= Aim of the exercise =
Transcribe the whole listing without a single picture.

= Data =
◆ ◆ ◆ ◆
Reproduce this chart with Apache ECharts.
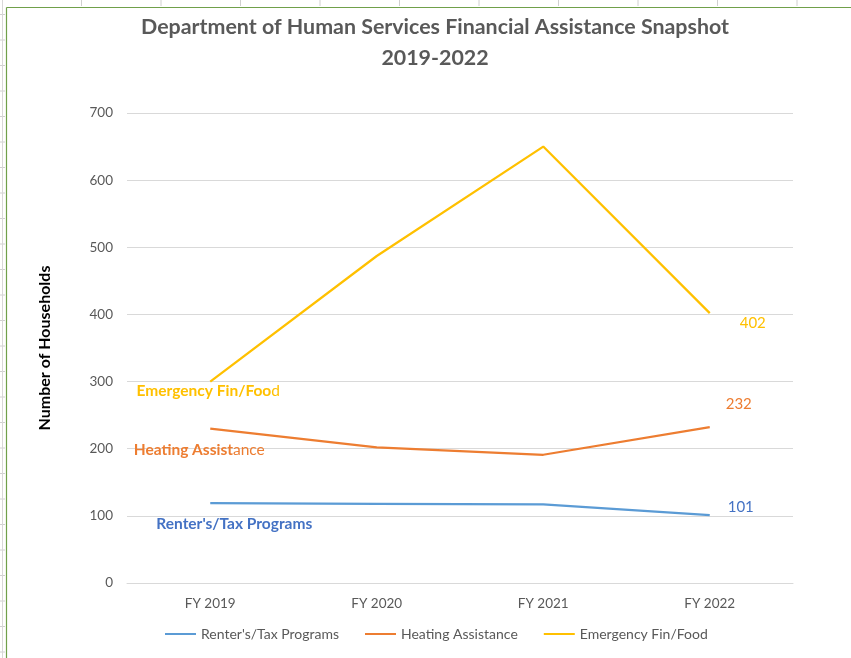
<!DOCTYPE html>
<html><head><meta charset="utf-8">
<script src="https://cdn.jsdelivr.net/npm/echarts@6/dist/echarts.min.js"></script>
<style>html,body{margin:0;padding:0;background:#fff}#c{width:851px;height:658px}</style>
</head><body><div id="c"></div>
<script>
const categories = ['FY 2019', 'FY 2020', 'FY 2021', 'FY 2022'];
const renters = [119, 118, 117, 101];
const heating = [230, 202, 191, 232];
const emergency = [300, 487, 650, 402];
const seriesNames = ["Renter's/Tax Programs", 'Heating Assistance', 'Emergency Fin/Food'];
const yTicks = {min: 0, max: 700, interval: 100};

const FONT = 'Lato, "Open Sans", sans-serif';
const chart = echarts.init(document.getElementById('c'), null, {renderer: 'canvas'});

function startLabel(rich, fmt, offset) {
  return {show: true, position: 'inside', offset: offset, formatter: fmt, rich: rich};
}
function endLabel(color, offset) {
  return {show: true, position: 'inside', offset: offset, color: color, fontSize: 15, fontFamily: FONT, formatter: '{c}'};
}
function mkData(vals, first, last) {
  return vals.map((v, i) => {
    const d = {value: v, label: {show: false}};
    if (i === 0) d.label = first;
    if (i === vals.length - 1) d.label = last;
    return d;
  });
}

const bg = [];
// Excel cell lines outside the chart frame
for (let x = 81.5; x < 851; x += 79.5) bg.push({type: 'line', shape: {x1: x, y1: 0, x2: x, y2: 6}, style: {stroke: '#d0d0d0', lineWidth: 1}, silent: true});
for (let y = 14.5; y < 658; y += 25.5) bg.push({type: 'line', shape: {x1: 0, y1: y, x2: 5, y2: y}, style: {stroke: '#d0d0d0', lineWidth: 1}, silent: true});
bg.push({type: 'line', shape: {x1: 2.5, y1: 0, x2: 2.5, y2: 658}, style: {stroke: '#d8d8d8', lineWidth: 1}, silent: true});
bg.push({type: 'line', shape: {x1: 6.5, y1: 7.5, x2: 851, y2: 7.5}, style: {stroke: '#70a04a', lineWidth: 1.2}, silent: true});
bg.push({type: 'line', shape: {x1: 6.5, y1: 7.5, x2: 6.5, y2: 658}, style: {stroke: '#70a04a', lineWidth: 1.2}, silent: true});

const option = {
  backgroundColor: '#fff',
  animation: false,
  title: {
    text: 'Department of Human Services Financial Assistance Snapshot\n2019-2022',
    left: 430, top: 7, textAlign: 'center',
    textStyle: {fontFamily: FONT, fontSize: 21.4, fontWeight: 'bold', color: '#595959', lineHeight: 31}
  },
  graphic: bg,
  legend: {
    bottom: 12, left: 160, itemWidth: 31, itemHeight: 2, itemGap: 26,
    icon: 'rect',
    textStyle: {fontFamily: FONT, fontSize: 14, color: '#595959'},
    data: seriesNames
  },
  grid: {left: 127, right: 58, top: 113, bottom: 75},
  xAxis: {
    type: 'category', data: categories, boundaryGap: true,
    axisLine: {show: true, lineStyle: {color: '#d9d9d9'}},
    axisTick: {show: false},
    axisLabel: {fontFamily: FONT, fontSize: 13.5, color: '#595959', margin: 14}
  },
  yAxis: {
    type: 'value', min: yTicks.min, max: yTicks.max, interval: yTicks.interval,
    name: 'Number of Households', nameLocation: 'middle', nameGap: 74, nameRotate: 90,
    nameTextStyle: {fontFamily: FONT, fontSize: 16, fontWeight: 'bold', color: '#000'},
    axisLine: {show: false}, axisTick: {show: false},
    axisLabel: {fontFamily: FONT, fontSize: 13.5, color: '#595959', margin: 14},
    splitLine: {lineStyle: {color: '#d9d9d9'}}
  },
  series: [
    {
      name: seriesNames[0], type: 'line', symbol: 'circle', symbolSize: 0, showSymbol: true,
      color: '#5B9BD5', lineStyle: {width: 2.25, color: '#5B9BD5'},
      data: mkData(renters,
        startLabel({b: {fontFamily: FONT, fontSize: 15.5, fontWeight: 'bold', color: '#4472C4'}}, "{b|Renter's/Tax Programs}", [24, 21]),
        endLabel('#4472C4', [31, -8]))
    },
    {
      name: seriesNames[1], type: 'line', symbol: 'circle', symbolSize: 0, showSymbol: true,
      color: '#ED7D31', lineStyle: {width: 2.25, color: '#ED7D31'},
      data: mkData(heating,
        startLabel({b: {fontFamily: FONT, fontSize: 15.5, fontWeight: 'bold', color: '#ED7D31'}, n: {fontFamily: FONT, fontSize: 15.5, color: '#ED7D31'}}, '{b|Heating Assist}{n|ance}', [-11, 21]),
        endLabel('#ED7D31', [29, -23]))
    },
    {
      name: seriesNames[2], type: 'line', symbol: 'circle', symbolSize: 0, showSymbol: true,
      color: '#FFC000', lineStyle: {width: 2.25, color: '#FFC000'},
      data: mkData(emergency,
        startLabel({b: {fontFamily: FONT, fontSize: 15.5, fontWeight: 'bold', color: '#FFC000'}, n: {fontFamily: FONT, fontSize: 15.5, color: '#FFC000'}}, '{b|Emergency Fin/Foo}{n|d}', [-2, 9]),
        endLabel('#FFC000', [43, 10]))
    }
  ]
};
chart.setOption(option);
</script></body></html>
◆ ◆ ◆ ◆
= Correct response =
Reproduce this chart with Apache ECharts.
<!DOCTYPE html>
<html><head><meta charset="utf-8">
<script src="https://cdn.jsdelivr.net/npm/echarts@6/dist/echarts.min.js"></script>
<style>html,body{margin:0;padding:0;background:#fff}#c{width:851px;height:658px}</style>
</head><body><div id="c"></div>
<script>
const categories = ['FY 2019', 'FY 2020', 'FY 2021', 'FY 2022'];
const renters = [119, 118, 117, 101];
const heating = [230, 202, 191, 232];
const emergency = [300, 487, 650, 402];
const seriesNames = ["Renter's/Tax Programs", 'Heating Assistance', 'Emergency Fin/Food'];
const yTicks = {min: 0, max: 700, interval: 100};

const FONT = 'Lato, "Open Sans", sans-serif';
const chart = echarts.init(document.getElementById('c'), null, {renderer: 'canvas'});

function startLabel(rich, fmt, offset) {
  return {show: true, position: 'inside', offset: offset, formatter: fmt, rich: rich};
}
function endLabel(color, offset) {
  return {show: true, position: 'inside', offset: offset, color: color, fontSize: 15, fontFamily: FONT, formatter: '{c}'};
}
function mkData(vals, first, last) {
  return vals.map((v, i) => {
    const d = {value: v, label: {show: false}};
    if (i === 0) d.label = first;
    if (i === vals.length - 1) d.label = last;
    return d;
  });
}

const bg = [];
// Excel cell lines outside the chart frame
for (let x = 81.5; x < 851; x += 79.5) bg.push({type: 'line', shape: {x1: x, y1: 0, x2: x, y2: 6}, style: {stroke: '#d0d0d0', lineWidth: 1}, silent: true});
for (let y = 14.5; y < 658; y += 25.5) bg.push({type: 'line', shape: {x1: 0, y1: y, x2: 5, y2: y}, style: {stroke: '#d0d0d0', lineWidth: 1}, silent: true});
bg.push({type: 'line', shape: {x1: 2.5, y1: 0, x2: 2.5, y2: 658}, style: {stroke: '#d8d8d8', lineWidth: 1}, silent: true});
bg.push({type: 'line', shape: {x1: 6.5, y1: 7.5, x2: 851, y2: 7.5}, style: {stroke: '#70a04a', lineWidth: 1.2}, silent: true});
bg.push({type: 'line', shape: {x1: 6.5, y1: 7.5, x2: 6.5, y2: 658}, style: {stroke: '#70a04a', lineWidth: 1.2}, silent: true});

const option = {
  backgroundColor: '#fff',
  animation: false,
  title: {
    text: 'Department of Human Services Financial Assistance Snapshot\n2019-2022',
    left: 430, top: 7, textAlign: 'center',
    textStyle: {fontFamily: FONT, fontSize: 21.4, fontWeight: 'bold', color: '#595959', lineHeight: 31}
  },
  graphic: bg,
  legend: {
    bottom: 12, left: 160, itemWidth: 31, itemHeight: 2, itemGap: 26,
    icon: 'rect',
    textStyle: {fontFamily: FONT, fontSize: 14, color: '#595959'},
    data: seriesNames
  },
  grid: {left: 127, right: 58, top: 113, bottom: 75},
  xAxis: {
    type: 'category', data: categories, boundaryGap: true,
    axisLine: {show: true, lineStyle: {color: '#d9d9d9'}},
    axisTick: {show: false},
    axisLabel: {fontFamily: FONT, fontSize: 13.5, color: '#595959', margin: 14}
  },
  yAxis: {
    type: 'value', min: yTicks.min, max: yTicks.max, interval: yTicks.interval,
    name: 'Number of Households', nameLocation: 'middle', nameGap: 74, nameRotate: 90,
    nameTextStyle: {fontFamily: FONT, fontSize: 16, fontWeight: 'bold', color: '#000'},
    axisLine: {show: false}, axisTick: {show: false},
    axisLabel: {fontFamily: FONT, fontSize: 13.5, color: '#595959', margin: 14},
    splitLine: {lineStyle: {color: '#d9d9d9'}}
  },
  series: [
    {
      name: seriesNames[0], type: 'line', symbol: 'circle', symbolSize: 0, showSymbol: true,
      color: '#5B9BD5', lineStyle: {width: 2.25, color: '#5B9BD5'},
      data: mkData(renters,
        startLabel({b: {fontFamily: FONT, fontSize: 15.5, fontWeight: 'bold', color: '#4472C4'}}, "{b|Renter's/Tax Programs}", [24, 21]),
        endLabel('#4472C4', [31, -8]))
    },
    {
      name: seriesNames[1], type: 'line', symbol: 'circle', symbolSize: 0, showSymbol: true,
      color: '#ED7D31', lineStyle: {width: 2.25, color: '#ED7D31'},
      data: mkData(heating,
        startLabel({b: {fontFamily: FONT, fontSize: 15.5, fontWeight: 'bold', color: '#ED7D31'}, n: {fontFamily: FONT, fontSize: 15.5, color: '#ED7D31'}}, '{b|Heating Assist}{n|ance}', [-11, 21]),
        endLabel('#ED7D31', [29, -23]))
    },
    {
      name: seriesNames[2], type: 'line', symbol: 'circle', symbolSize: 0, showSymbol: true,
      color: '#FFC000', lineStyle: {width: 2.25, color: '#FFC000'},
      data: mkData(emergency,
        startLabel({b: {fontFamily: FONT, fontSize: 15.5, fontWeight: 'bold', color: '#FFC000'}, n: {fontFamily: FONT, fontSize: 15.5, color: '#FFC000'}}, '{b|Emergency Fin/Foo}{n|d}', [-2, 9]),
        endLabel('#FFC000', [43, 10]))
    }
  ]
};
chart.setOption(option);
</script></body></html>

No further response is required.